なぜそんなに深刻なのか、というのは設定を知ればある程度は納得するんですが、かと言ってその設定は事前に知ることも物語中に窺い知ることもできないような内容なので、「外で知識や情報を補完しないと意味が通じない」映画は嫌いな人間からすればもちろん嫌いなのは言わずもがな。
一応、それなりに学や教養がある人であれば意味が理解できるっぽい話らしいんですが、残念ながらそこまでの頭脳を持ち合わせていなかったために納得もできず、「はあそうですか」という感じ。
あとね、もう単純に話の進みが遅い。
90分の映画なんですが、中身がびっくりするほど薄いんですよ。思わせぶりにじっくり間を取って展開するから惹きつけられはするものの、その間実際に進んだ部分を書き出していくとものすごく短いわけです。
これは「サスペンスっぽい雰囲気を高める」意味では良いと思いますが、ただ実際はサスペンスではないお話なので…なんなんだ、と。
やっぱり実際の内容と映画の作りがマッチングしていないので、そこに対するイライラが勝っちゃった感じでしょうか。
特にひどかったのが音楽。煽りすぎ。
元の物語が雰囲気で盛り上げないとあっさりしすぎちゃう、っていうことなんでしょうか…。もちろん原作は未読ですが、もしかしたら「この原作でよくここまで思わせぶりに作ったね」というような映画なのかもしれません。
とは言え何度も書いているようにミスリードがひどい映画なので、僕は好きになれませんでした。
ミスリードだけならまだしも、その上で暗喩も多く学が必要となると、かなり人を選ぶ映画であることは間違いないでしょう。
好きな人はすごく好きだとは思うんですけどね。
このシーンがイイ!
終盤、ベッドにジェイクを招き入れてずっと見つめる奥さんのシーンかな。あそこでそれなりに察することができたような気がしないでもない。
ココが○
からくりがわかれば良い映画なんだろうと思います。もう一度観るか悩んだのも事実です。さすがに雰囲気作りは巧みなので、「とりあえず観てからもう一度観るかブーたれるか決める」でもいいかもしれませんね。
僕は後者を取りましたが、かと言って損をしたとも思っていません。
ココが×
まーやっぱり邦題ですかね。仕方がないとは言え、これですべてをぶち壊してると思う。なんというか、このタイトルのせいで事前に「こっち方面の話か?」って予測する扉を閉めちゃってるのが良くない。

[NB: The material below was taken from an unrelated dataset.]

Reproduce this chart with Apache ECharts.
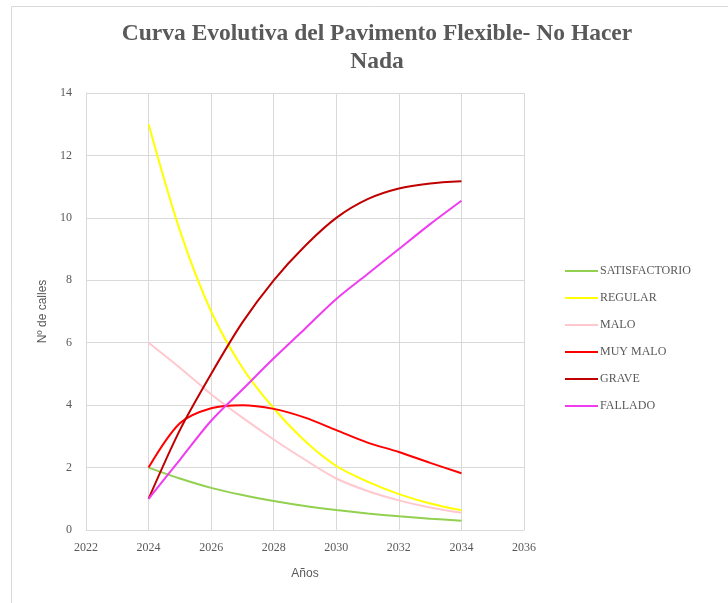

なので、これから観る人は「Enemy」という原題の方をタイトルだと思って観ましょう。そう思うと全然深さも変わってくる気がする。
MVA
本来であればジェイクなんでしょうが…今回はこの方にします。
サラ・ガドン(ヘレン役)
アンソニーの身重の奥さん。
「ん〜、サラ・ガドン…聞いたことある…ワンダーウーマンの人? あれはガル・ガドットだったわ」とか考えていたんですが、ついこの前観た「ロイヤル・ナイト 英国王女の秘密の外出」の王女様の方でした。
全然違う!!(おなじみ)
キリッとした美人さんですね。一番表情から真実が読み取れる雰囲気のあった方だと思うので、MVAに。
ちなみにこの映画は、アンソニーの奥さん役のサラ・ガドンと、アダムの彼女役のメラニー・ロラン、二人のおっぱいを拝むことが出来ます。そこんところよろしくです。